Os jornais académicos oitocentistas nasciam, pouco duravam, e voltavam a aparecer para sacudir o ambiente cultural tido por morno, diziam os editorialistas de então. Pegando na cantiga, quase todos duravam “mais que uma hora”, mas menos do que cinco números consecutivos.
Havia nesses jornais características inconfundíveis que deles faziam um produto vincadamente conimbricense e juvenil:
-o durabilidade precária, fruto de dissensões grupais, de falta de capitais, do inexorável vaivém dos cursos, e do não cumprimento dos prazos combinados para a entrega dos artigos;
-a pouca maturidade de projectos de adolescentes, que não deixando de estar voltados para o exterior, viviam de códigos falantes e comportamentais tipicamente juvenis, numa Coimbra onde o reconhecimento social do estatuto do ser-se jovem se antecipou ao resto da sociedade portuguesa em décadas;
-o tom da escrita, que vai da frase científica escorreita à reprodução dos princípios político-partidários perfilhados pelos signatários dos textos, reflectindo de passagem as grandes utopias em moda, desde os redencionismos liberal, republicano e integralista, até aos recantos mal conhecidos do anarquismo e do activismo mais secreto. E aqui escasseiam os dados, pois muito do material impresso e manuscrito ligado às actividades suspeitas aos olhos da censura (manifestos, actas manuscritas, estatutos, literatura estrangeira de apoio, listas de associados) foi destruído ou ficou guardado no recato de gavetas particulares. Será precisamente desta imprensa académica autoconcebida como contrapoder e até contracultura ao modelo universitário que menos informações conseguimos obter;
-a escrita académica jornalística é também marcada por uma dimensão satírica, chocarreira, de denúncia dos vícios comunitários, que fustiga a cidade, a Academia e a UC. A troça e o riso académicos, em parte transmitidos às “farpas” por Eça de Queirós, tinham raízes na fundura dos costumes estudantis, tendo sido parcialmente vazados em praxes como A Oração do Caloiro (=discurso burlesco), as assuadas de antanho e peças de teatro de revista desenvolvidas no palco do Teatro Académico. Desde que não ultrapassasse certas normas de cortesia, a sátira estudantil era bem vista e até incentivada por um corpo docente familiarizado com a Tourada ao Lente e a “charge” das Récitas do Quinto Ano;
-mais do que confirmar uma Academia unida e a uma só voz, conforme propalavam os memorialistas e os saudosos das experiências vividas nos sucessivos batalhões académicos oitocentistas, os periódicos fazem eco de experiências grupais e de sensibilidades ideológicas e estéticas fragmentadas no interior do tecido escolar, onde campeiam provocações, sátiras e até exigências de satisfação de honra;
-escrita de adolescentes, os periódicos foram sendo frequentemente textos utópicos, marcados por contagiantes rasgos de energia mobilizadora, agitados pela crença na capacidade de transformação dos costumes portugueses mais atávicos. Uma escrita de sangue na guelra e borbulhas no rosto, alvoroçada de esperanças em rostos onde por vezes mal começara a despontar o buço.

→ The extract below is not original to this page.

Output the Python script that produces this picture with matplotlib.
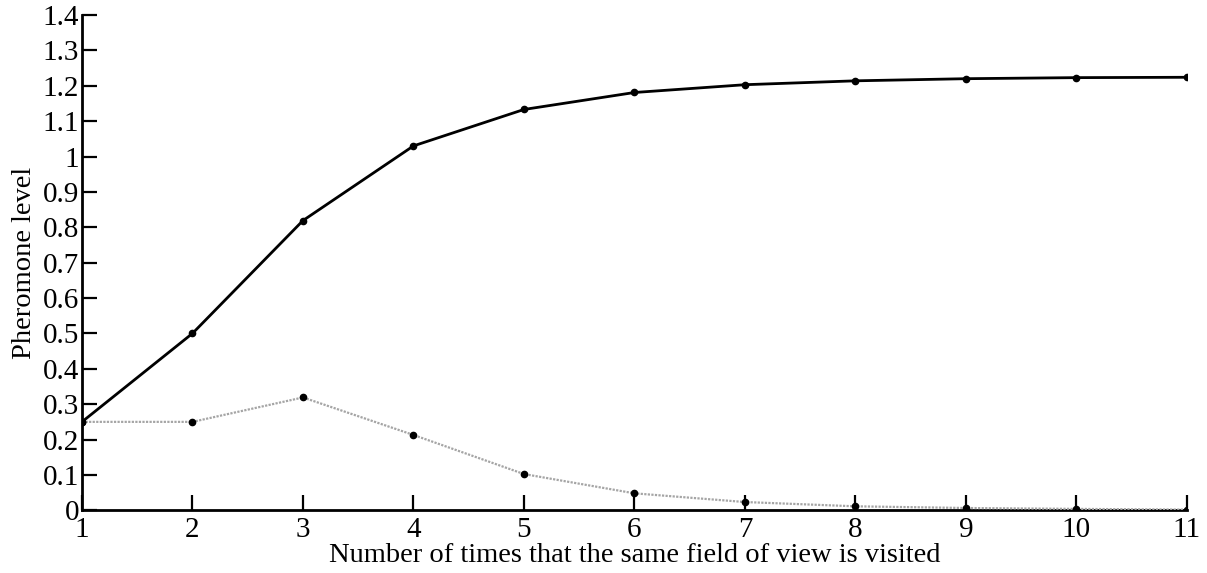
import matplotlib
matplotlib.use("Agg")
import matplotlib.pyplot as plt

visits = [1, 2, 3, 4, 5, 6, 7, 8, 9, 10, 11]
pheromone_black = [0.25, 0.50, 0.819, 1.030, 1.133, 1.181, 1.203, 1.214, 1.220, 1.223, 1.224]
pheromone_gray = [0.25, 0.25, 0.319, 0.213, 0.1025, 0.048, 0.0234, 0.0113, 0.0065, 0.004, 0.002]
yticks = [0, 0.1, 0.2, 0.3, 0.4, 0.5, 0.6, 0.7, 0.8, 0.9, 1, 1.1, 1.2, 1.3, 1.4]
yticklabels = ["0", "0.1", "0.2", "0.3", "0.4", "0.5", "0.6", "0.7", "0.8", "0.9", "1", "1.1", "1.2", "1.3", "1.4"]

plt.rcParams['font.family'] = ['Liberation Serif', 'DejaVu Serif']

fig = plt.figure(figsize=(12.07, 5.73), dpi=100)
ax = fig.add_axes([0.0679, 0.1094, 0.9155, 0.8644])

ax.plot(visits, pheromone_gray, color='#a5a5a5', linestyle=(0, (1, 0.6)), linewidth=1.6,
        marker='o', markersize=4.5, markerfacecolor='black', markeredgecolor='black', zorder=3)
ax.plot(visits, pheromone_black, color='black', linewidth=2.0,
        marker='o', markersize=4.5, markerfacecolor='black', markeredgecolor='black', zorder=4)

ax.set_xlim(1, 11)
ax.set_ylim(0, 1.4)
ax.set_xticks(visits)
ax.set_xticklabels([str(v) for v in visits])
ax.set_yticks(yticks)
ax.set_yticklabels(yticklabels)

for s in ['top', 'right']:
    ax.spines[s].set_visible(False)
for s in ['left', 'bottom']:
    ax.spines[s].set_linewidth(2.0)

ax.tick_params(axis='both', direction='in', length=11, width=1.6, labelsize=21, pad=2)
ax.tick_params(axis='x', pad=5)

ax.set_xlabel('Number of times that the same field of view is visited', fontsize=20.5)
ax.xaxis.set_label_coords(0.5, -0.066)
ax.set_ylabel('Pheromone level', fontsize=20.5)
ax.yaxis.set_label_coords(-0.041, 0.5)

fig.savefig('out.png', dpi=100)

A dicionarização de periódicos académicos, pacientemente tecida por Manuel Carvalho Prata, começa na tese de doutoramento e passa, num primeiro momento, por este muito completo “arrolamento” que nos fala de títulos, directores, colaboradores, propósitos editorais, artigos mais significativos, número de páginas, preços de capa e até dos exemplares existentes nos vários arquivos portugueses de Coimbra, Porto e Lisboa.

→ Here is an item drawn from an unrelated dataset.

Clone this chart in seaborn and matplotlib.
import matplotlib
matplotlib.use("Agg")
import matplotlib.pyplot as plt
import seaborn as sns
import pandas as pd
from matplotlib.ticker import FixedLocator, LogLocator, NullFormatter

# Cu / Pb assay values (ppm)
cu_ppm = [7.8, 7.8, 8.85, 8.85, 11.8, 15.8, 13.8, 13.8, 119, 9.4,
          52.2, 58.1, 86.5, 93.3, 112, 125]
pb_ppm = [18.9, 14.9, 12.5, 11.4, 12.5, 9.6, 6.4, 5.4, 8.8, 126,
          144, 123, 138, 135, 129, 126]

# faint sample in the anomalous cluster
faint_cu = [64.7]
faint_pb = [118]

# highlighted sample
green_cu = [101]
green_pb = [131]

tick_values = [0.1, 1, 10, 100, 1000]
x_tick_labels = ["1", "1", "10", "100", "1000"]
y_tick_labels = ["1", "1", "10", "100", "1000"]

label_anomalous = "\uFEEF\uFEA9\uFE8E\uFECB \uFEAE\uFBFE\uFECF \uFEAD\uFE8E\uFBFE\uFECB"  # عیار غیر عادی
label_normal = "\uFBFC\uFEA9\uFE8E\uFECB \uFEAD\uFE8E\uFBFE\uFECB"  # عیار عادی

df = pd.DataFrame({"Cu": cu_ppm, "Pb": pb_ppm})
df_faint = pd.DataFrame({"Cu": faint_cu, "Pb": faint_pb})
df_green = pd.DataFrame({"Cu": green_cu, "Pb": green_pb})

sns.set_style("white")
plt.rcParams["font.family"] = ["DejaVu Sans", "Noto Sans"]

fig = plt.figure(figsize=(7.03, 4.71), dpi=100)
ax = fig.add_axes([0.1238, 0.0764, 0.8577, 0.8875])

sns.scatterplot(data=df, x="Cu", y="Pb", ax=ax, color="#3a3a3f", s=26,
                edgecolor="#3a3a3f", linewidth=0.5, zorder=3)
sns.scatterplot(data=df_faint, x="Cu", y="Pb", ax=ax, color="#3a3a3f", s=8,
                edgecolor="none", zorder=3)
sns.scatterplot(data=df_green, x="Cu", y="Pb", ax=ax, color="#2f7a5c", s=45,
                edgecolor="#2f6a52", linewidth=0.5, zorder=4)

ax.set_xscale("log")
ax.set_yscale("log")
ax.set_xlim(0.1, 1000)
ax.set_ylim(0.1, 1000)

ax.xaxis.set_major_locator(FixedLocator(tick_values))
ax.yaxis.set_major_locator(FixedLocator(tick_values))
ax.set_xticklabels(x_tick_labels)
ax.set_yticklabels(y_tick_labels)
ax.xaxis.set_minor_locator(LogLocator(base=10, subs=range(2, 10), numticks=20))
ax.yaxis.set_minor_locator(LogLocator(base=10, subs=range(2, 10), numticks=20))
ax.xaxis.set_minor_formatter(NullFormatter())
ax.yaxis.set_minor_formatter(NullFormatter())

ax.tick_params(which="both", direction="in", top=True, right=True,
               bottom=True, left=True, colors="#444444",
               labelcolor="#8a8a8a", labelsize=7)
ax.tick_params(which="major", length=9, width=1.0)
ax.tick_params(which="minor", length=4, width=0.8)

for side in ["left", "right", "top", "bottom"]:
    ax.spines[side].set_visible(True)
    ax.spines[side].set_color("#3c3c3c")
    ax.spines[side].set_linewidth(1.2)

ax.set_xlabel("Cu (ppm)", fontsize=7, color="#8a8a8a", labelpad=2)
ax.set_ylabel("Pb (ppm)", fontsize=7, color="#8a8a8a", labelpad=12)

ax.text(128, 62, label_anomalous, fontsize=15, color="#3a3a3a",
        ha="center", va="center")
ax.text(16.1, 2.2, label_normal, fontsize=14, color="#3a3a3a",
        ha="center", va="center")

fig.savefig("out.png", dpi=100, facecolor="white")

Eis-nos confrontados com um instrumento de consulta obrigatória, qual base de dados de manuseio incontornável, que se completará com o nascituro e trabalhoso volume II.

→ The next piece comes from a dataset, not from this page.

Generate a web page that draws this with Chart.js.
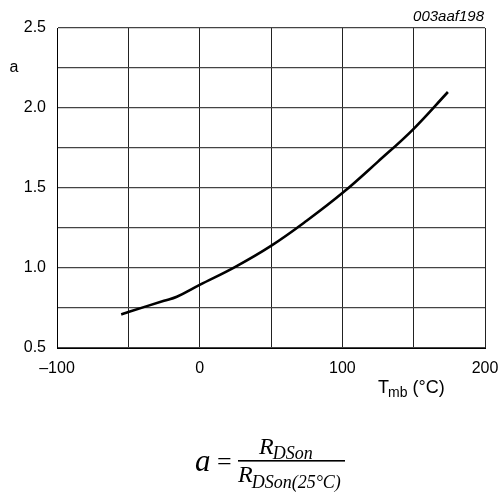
<!DOCTYPE html>
<html>
<head>
<meta charset="utf-8">
<script src="https://cdn.jsdelivr.net/npm/chart.js@4"></script>
<style>
html,body{margin:0;padding:0;background:#fff;}
#wrap{width:501px;height:493px;position:relative;}
</style>
</head>
<body>
<div id="wrap"><canvas id="c" width="501" height="493"></canvas></div>
<script>
// Data
const tempC = [-55, -50, -25, -16, 0, 25, 50, 75, 100, 125, 150, 174];
const ratioA = [0.71, 0.725, 0.795, 0.82, 0.894, 1.007, 1.138, 1.295, 1.468, 1.665, 1.87, 2.10];
const xTickLabels = [-100, 0, 100, 200];
const yTickLabels = [0.5, 1.0, 1.5, 2.0, 2.5];
const chartCode = '003aaf198';
const yAxisName = 'a';

const FONT = '"Liberation Sans", Arial, Helvetica, sans-serif';
const SERIF = '"Liberation Serif", "Times New Roman", serif';

const annotate = {
  id: 'annotate',
  afterDraw(chart) {
    const ctx = chart.ctx;
    const xs = chart.scales.x, ys = chart.scales.y;
    ctx.save();
    ctx.fillStyle = '#000';
    // chart code top right
    ctx.font = 'italic 15px ' + FONT;
    ctx.textAlign = 'right';
    ctx.textBaseline = 'alphabetic';
    ctx.fillText(chartCode, xs.right - 1, 21);
    // y axis name
    ctx.font = '16px ' + FONT;
    ctx.textAlign = 'center';
    ctx.textBaseline = 'middle';
    ctx.fillText(yAxisName, 14, ys.getPixelForValue(2.25));
    // x axis name: T_mb (°C)
    ctx.textAlign = 'left';
    ctx.textBaseline = 'alphabetic';
    let x = 378, base = 393;
    ctx.font = '18px ' + FONT;
    ctx.fillText('T', x, base);
    x += ctx.measureText('T').width - 1;
    ctx.font = '14px ' + FONT;
    ctx.fillText('mb', x, base + 4);
    x += ctx.measureText('mb').width;
    ctx.font = '18px ' + FONT;
    ctx.fillText(' (°C)', x, base);
    // formula
    const fx = 238, fr = 345, lineY = 461;
    ctx.font = 'italic 31px ' + SERIF;
    ctx.textAlign = 'left';
    ctx.fillText('a', 195, 471);
    ctx.font = '26px ' + SERIF;
    ctx.fillText('=', 217, 470);
    ctx.fillRect(fx, lineY - 1, fr - fx, 1.6);
    // numerator
    ctx.font = 'italic 24px ' + SERIF;
    let nx = 259;
    ctx.fillText('R', nx, 454);
    nx += ctx.measureText('R').width - 1;
    ctx.font = 'italic 18px ' + SERIF;
    ctx.fillText('DSon', nx, 459);
    // denominator
    ctx.font = 'italic 24px ' + SERIF;
    let dx = 238;
    ctx.fillText('R', dx, 482);
    dx += ctx.measureText('R').width - 1;
    ctx.font = 'italic 18px ' + SERIF;
    ctx.fillText('DSon(25°C)', dx, 488);
    ctx.restore();
  }
};

const halfStep = v => Math.abs(v * 2 - Math.round(v * 2)) < 1e-9;

new Chart(document.getElementById('c'), {
  type: 'line',
  data: {
    datasets: [{
      data: tempC.map((t, i) => ({x: t, y: ratioA[i]})),
      borderColor: '#000',
      borderWidth: 2.6,
      pointRadius: 0,
      tension: 0.4,
      fill: false
    }]
  },
  options: {
    responsive: false,
    animation: false,
    devicePixelRatio: 1,
    layout: {padding: {top: 28, right: 0, left: 0, bottom: 0}},
    plugins: {legend: {display: false}, tooltip: {enabled: false}},
    scales: {
      x: {
        type: 'linear', min: -100, max: 200,
        afterFit(s) { s.height = 145; s.paddingRight = 16; s.paddingLeft = 0; },
        ticks: {
          stepSize: 50, autoSkip: false, maxRotation: 0, padding: 11,
          color: '#000', font: {family: FONT, size: 16},
          callback: v => xTickLabels.includes(v) ? String(v).replace('-', '\u2013') : ''
        },
        grid: {color: '#222', lineWidth: 1, drawTicks: false},
        border: {color: '#000', width: 1}
      },
      y: {
        type: 'linear', min: 0.5, max: 2.5,
        afterFit(s) { s.width = 57; s.paddingTop = 0; s.paddingBottom = 0; },
        ticks: {
          stepSize: 0.25, autoSkip: false, padding: 11,
          color: '#000', font: {family: FONT, size: 16},
          callback: v => (halfStep(v) && yTickLabels.some(t => Math.abs(t - v) < 1e-9)) ? v.toFixed(1) : ''
        },
        grid: {color: '#444', lineWidth: 1.3, drawTicks: false},
        border: {color: '#000', width: 1}
      }
    }
  },
  plugins: [annotate]
});
</script>
</body>
</html>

Meu Caro Doutor Prata: as minhas felicitações por trazer ao conhecimento da família dos investigadores um utilíssimo instrumento de trabalho, e sobretudo por ter dignificado o tema Academia de Coimbra com uma tese de doutoramento. Não leve a mal que lhe sugira para no volume II incorporar cá e lá reproduções de rostos de um ou doutro jornal.
O meu abraço fraterno e o meu Bem-Haja!